Other useful ways to create your buyer persona

  • Join groups where your audience hangs. Create posts asking quality questions directed specifically to your audience. Ex: For a watch brand, what problems do they have with the watch they are wearing presently.
  • Emphasize what they mean rather than just understanding what they say
  • Check out blogs in your industry. Notice the patterns of the issues pointed out in numerous blogs. That is the target’s pain point
  • Get on to Reddit and join the discussions of your audience. Notice the kind of posts and kind of words used to describe.
  • Check out news articles on the news about the industry. A great source of inspiration for Copywriting
  • Type in google and let the autocomplete do the magic for you. Notice the kind of autocomplete searches that appear as you amend your query or search terms
  • Get on to Facebook ads library and notice the kind of marketing angle and messaging followed by your competition
  • Type in YouTube “Day in the life of your {[Ideal audience]} Software Engineer” and notice the pains they have to face which your product can solve
  • Get on a call or one-on-one conversation with your existing customers and ask them for feedback. Reasons they choose you over your competition
  • Find influencers in the industry and check out their followers’ profiles. The gold mine of your ideal audience lie here

Pro Tip:

Use Answer the public to actually get into the head of your buyers. Notice the queries based on your industry keywords and find the pains they are seeking solutions for.

Buyer Persona Examples

If you are new to creating user personas, you can check these user persona analysis examples as the starting point. Roleplay’s marketing and design team have created these personas based on in-depth analysis of our target customers.

Buyer Persona Example 1: Mary – The Technical Decision Maker

Example 2: Agnes Pedro, Single Mother

Buyer Persona Example 3 : Sasha Ros, New Professor

Want the same, detailed Persona Card for your Buyers – for FREE? Contact Today.

Should very small businesses need customer personas?

It’s pretty easy to see why buyer personas are important for businesses with multiple employees – but if you’re a solopreneur, or a very small business, you might still be wondering why you should bother. After all, you know who your customers are – wouldn’t this be a big waste of time for you?

Well, no. It really wouldn’t. If you want something, it always helps to clearly define what you’re going after – and that’s exactly what a buyer persona can do for you. By taking the time to understand your target customer and creating a detailed profile of them, you can make sure that every decision you make in your business is laser-focused on attracting and serving them.

In other words, a well-defined buyer persona will help narrow your focus, save you time, money, and energy in the long run – so it’s definitely worth the investment.

How many buyer persona cards should I have?

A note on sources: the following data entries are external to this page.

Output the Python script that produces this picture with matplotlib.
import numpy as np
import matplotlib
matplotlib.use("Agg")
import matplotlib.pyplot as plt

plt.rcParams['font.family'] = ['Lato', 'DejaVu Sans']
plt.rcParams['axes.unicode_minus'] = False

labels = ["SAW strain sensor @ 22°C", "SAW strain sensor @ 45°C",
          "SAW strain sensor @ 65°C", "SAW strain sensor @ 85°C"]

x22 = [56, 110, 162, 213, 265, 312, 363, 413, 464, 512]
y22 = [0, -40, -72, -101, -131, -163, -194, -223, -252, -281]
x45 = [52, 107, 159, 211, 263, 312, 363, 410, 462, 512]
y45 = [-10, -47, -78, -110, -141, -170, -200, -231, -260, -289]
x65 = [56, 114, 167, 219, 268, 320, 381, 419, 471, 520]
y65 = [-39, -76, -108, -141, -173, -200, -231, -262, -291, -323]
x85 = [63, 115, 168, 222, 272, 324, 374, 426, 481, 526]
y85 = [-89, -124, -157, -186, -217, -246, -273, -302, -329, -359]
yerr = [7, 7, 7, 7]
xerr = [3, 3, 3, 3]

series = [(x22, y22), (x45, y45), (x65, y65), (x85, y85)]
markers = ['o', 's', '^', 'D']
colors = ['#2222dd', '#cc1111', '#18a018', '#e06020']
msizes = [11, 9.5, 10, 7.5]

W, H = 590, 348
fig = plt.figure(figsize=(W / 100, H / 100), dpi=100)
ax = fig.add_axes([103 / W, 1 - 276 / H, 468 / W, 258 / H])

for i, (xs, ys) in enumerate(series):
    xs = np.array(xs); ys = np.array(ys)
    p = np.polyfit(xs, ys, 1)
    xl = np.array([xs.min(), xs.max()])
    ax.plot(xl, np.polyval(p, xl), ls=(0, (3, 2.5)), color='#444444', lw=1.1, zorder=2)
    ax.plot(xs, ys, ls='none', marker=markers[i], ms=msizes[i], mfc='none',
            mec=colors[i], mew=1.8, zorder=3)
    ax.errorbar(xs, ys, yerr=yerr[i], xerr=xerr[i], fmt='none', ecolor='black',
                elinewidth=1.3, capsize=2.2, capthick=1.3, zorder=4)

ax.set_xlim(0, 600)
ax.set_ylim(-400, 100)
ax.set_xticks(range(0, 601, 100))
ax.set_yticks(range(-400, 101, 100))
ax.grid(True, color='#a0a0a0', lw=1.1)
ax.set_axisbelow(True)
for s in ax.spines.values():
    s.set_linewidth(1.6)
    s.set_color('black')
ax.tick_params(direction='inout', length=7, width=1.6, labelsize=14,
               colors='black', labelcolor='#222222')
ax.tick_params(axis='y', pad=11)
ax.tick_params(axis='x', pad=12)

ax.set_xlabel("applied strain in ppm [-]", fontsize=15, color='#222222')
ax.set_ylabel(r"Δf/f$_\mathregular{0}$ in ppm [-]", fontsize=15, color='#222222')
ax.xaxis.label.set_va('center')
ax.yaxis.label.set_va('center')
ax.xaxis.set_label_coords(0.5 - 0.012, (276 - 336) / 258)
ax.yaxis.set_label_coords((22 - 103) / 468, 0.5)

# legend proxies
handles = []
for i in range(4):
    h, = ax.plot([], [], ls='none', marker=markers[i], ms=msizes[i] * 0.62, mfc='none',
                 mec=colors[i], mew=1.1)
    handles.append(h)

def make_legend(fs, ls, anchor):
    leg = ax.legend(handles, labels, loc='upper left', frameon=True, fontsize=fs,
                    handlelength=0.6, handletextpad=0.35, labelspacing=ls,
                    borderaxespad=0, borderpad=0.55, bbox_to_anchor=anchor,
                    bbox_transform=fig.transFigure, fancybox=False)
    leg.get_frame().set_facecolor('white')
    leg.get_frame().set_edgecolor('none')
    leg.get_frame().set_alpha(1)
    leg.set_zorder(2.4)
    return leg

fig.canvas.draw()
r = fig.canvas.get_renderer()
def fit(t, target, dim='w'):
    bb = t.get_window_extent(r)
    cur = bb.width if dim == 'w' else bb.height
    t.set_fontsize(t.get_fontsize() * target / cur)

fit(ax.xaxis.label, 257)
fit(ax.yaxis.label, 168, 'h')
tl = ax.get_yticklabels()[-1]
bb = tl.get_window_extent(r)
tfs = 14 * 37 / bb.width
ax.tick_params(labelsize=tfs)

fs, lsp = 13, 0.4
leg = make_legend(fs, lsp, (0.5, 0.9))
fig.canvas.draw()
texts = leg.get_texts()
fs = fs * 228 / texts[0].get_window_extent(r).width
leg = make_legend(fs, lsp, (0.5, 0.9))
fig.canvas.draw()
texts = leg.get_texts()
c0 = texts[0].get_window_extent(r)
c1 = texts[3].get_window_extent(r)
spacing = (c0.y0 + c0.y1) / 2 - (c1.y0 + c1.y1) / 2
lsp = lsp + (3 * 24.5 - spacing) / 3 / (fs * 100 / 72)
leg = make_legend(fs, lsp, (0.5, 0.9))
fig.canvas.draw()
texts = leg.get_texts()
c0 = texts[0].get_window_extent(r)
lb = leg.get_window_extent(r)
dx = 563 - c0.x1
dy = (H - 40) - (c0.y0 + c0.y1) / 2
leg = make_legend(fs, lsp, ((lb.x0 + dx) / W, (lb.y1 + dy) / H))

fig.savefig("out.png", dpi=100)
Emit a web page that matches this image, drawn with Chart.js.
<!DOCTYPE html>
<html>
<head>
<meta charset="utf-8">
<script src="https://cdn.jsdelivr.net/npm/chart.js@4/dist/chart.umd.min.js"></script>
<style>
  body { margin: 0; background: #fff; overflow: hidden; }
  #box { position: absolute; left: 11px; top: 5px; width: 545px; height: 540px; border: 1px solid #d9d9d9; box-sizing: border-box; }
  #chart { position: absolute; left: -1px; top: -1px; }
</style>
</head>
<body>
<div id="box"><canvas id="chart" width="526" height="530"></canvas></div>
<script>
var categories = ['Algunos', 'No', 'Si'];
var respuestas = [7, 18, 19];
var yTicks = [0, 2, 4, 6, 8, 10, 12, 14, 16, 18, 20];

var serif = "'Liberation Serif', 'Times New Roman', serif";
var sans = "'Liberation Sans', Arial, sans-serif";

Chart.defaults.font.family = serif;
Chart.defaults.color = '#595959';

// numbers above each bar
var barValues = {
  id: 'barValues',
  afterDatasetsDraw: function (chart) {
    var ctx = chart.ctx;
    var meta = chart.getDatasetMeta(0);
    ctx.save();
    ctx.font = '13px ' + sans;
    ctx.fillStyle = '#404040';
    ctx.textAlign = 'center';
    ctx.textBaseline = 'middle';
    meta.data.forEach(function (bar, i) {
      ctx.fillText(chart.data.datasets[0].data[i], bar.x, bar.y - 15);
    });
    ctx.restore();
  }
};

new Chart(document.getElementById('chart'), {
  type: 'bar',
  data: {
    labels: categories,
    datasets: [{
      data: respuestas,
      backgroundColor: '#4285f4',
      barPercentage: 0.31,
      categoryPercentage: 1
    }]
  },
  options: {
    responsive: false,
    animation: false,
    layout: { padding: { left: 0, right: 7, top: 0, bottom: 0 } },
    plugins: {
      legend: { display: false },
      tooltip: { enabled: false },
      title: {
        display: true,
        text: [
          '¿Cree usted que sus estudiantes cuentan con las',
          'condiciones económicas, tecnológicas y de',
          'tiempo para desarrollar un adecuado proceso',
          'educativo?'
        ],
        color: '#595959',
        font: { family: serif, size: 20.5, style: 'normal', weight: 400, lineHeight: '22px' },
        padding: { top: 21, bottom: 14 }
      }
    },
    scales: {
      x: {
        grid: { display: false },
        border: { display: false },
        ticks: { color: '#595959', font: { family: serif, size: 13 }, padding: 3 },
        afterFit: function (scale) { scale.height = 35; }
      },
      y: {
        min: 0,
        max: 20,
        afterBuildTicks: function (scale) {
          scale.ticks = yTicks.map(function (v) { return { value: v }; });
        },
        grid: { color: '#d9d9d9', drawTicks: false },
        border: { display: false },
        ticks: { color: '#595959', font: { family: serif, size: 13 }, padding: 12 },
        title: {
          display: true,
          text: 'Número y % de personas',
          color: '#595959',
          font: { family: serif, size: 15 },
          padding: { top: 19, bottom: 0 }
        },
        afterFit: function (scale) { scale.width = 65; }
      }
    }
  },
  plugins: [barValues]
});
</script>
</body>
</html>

You may need more than one buyer persona for several good reasons, nevertheless, do not forget that target persona is intended to narrow down your marketing focus so you should be cautious not to create too many of them. Remember, less is more. It can be helpful to reduce the number of target personas for your marketing scheme by grouping them according to needs. This way, you would arrive at fewer groups, thereby narrowing your target focus, preferably not more than three.